* [WHAT YOU WILL DO] Take every line from the first down to the line with "t in categories]))" and set it down exactly, without the pictures.
* START DATASET SECTION *
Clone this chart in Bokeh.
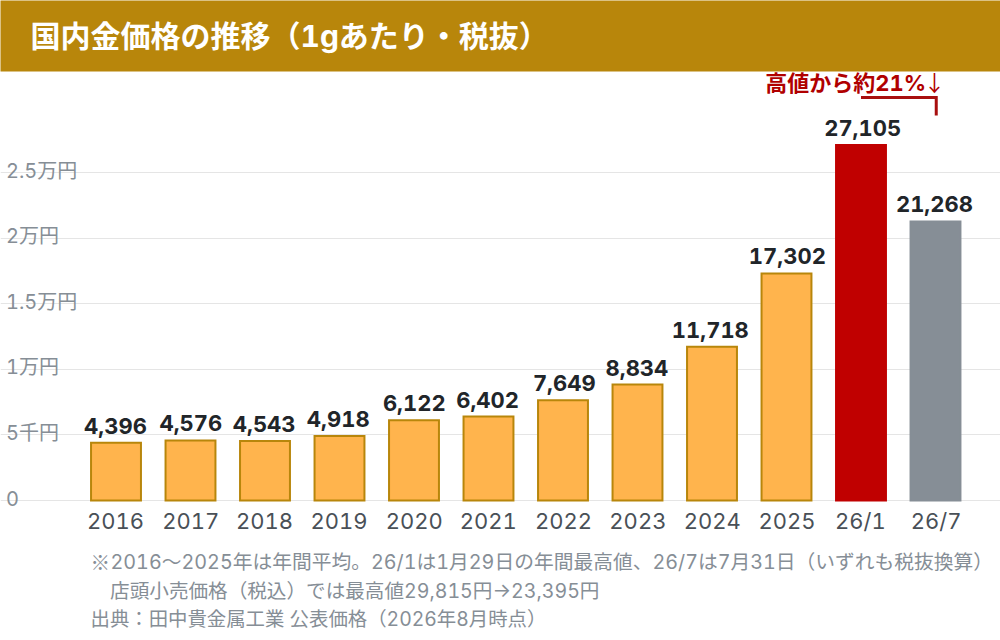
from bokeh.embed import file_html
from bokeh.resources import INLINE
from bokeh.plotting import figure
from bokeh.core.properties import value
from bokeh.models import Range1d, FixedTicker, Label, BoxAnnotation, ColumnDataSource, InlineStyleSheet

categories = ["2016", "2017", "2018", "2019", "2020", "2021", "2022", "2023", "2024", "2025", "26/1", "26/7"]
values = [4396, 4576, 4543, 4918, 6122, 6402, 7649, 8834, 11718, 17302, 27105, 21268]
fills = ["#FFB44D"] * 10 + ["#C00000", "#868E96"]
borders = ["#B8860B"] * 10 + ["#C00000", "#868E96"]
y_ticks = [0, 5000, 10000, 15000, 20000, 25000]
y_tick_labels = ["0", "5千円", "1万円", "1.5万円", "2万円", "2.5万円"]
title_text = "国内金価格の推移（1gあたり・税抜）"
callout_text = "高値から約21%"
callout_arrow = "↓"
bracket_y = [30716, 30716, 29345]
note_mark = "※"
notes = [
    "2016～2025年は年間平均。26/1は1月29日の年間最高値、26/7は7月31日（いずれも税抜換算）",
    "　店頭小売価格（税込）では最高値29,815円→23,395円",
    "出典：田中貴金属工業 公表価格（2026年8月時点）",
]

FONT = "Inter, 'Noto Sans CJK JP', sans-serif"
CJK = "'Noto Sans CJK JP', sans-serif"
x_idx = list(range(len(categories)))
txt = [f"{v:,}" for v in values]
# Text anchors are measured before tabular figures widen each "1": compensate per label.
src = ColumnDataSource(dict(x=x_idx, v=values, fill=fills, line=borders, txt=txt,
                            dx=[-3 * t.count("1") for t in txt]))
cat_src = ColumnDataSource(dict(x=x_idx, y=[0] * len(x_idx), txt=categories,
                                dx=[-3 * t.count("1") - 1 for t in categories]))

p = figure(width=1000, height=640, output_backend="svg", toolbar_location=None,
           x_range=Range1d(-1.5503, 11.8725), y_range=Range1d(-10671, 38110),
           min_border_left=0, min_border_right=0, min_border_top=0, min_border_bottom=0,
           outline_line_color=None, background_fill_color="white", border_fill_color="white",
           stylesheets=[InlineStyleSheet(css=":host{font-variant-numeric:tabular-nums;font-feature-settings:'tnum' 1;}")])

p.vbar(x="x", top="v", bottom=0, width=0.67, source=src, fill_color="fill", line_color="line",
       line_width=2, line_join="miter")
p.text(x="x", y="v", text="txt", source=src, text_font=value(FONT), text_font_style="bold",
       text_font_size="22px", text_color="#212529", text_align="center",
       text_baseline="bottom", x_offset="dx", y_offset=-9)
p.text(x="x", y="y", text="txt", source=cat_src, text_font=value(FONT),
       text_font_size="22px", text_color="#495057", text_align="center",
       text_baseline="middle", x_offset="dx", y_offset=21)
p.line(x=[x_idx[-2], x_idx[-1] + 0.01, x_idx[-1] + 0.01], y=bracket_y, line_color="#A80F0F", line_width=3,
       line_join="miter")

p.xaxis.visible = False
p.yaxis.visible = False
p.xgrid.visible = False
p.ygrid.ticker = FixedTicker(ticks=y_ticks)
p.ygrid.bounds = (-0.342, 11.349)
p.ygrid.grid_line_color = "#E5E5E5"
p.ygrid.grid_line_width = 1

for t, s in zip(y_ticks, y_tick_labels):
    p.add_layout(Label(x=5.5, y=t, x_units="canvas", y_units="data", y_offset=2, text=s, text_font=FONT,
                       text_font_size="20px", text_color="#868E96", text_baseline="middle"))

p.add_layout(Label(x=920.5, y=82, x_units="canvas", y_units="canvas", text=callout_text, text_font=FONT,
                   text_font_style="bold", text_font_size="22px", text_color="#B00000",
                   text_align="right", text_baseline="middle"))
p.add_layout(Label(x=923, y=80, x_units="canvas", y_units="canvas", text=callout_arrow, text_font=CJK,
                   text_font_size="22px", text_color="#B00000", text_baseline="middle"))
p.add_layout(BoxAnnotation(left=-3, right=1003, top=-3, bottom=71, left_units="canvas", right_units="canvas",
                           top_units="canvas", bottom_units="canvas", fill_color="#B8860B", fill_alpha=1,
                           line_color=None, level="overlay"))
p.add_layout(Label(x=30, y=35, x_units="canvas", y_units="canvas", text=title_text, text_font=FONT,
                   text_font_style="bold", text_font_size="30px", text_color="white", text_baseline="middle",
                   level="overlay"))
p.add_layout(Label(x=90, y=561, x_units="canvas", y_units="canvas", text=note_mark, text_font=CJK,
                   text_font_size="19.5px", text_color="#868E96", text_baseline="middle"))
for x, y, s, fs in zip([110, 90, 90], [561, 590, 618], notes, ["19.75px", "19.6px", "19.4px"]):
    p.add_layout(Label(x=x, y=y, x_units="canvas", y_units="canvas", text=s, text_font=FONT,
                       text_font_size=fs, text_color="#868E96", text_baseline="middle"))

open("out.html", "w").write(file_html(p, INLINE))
* END DATASET SECTION *
* [RESULT OF THE EXERCISE]
Clone this chart in Bokeh.
from bokeh.embed import file_html
from bokeh.resources import INLINE
from bokeh.plotting import figure
from bokeh.core.properties import value
from bokeh.models import Range1d, FixedTicker, Label, BoxAnnotation, ColumnDataSource, InlineStyleSheet

categories = ["2016", "2017", "2018", "2019", "2020", "2021", "2022", "2023", "2024", "2025", "26/1", "26/7"]
values = [4396, 4576, 4543, 4918, 6122, 6402, 7649, 8834, 11718, 17302, 27105, 21268]
fills = ["#FFB44D"] * 10 + ["#C00000", "#868E96"]
borders = ["#B8860B"] * 10 + ["#C00000", "#868E96"]
y_ticks = [0, 5000, 10000, 15000, 20000, 25000]
y_tick_labels = ["0", "5千円", "1万円", "1.5万円", "2万円", "2.5万円"]
title_text = "国内金価格の推移（1gあたり・税抜）"
callout_text = "高値から約21%"
callout_arrow = "↓"
bracket_y = [30716, 30716, 29345]
note_mark = "※"
notes = [
    "2016～2025年は年間平均。26/1は1月29日の年間最高値、26/7は7月31日（いずれも税抜換算）",
    "　店頭小売価格（税込）では最高値29,815円→23,395円",
    "出典：田中貴金属工業 公表価格（2026年8月時点）",
]

FONT = "Inter, 'Noto Sans CJK JP', sans-serif"
CJK = "'Noto Sans CJK JP', sans-serif"
x_idx = list(range(len(categories)))
txt = [f"{v:,}" for v in values]
# Text anchors are measured before tabular figures widen each "1": compensate per label.
src = ColumnDataSource(dict(x=x_idx, v=values, fill=fills, line=borders, txt=txt,
                            dx=[-3 * t.count("1") for t in txt]))
cat_src = ColumnDataSource(dict(x=x_idx, y=[0] * len(x_idx), txt=categories,
                                dx=[-3 * t.count("1") - 1 for t in categories]))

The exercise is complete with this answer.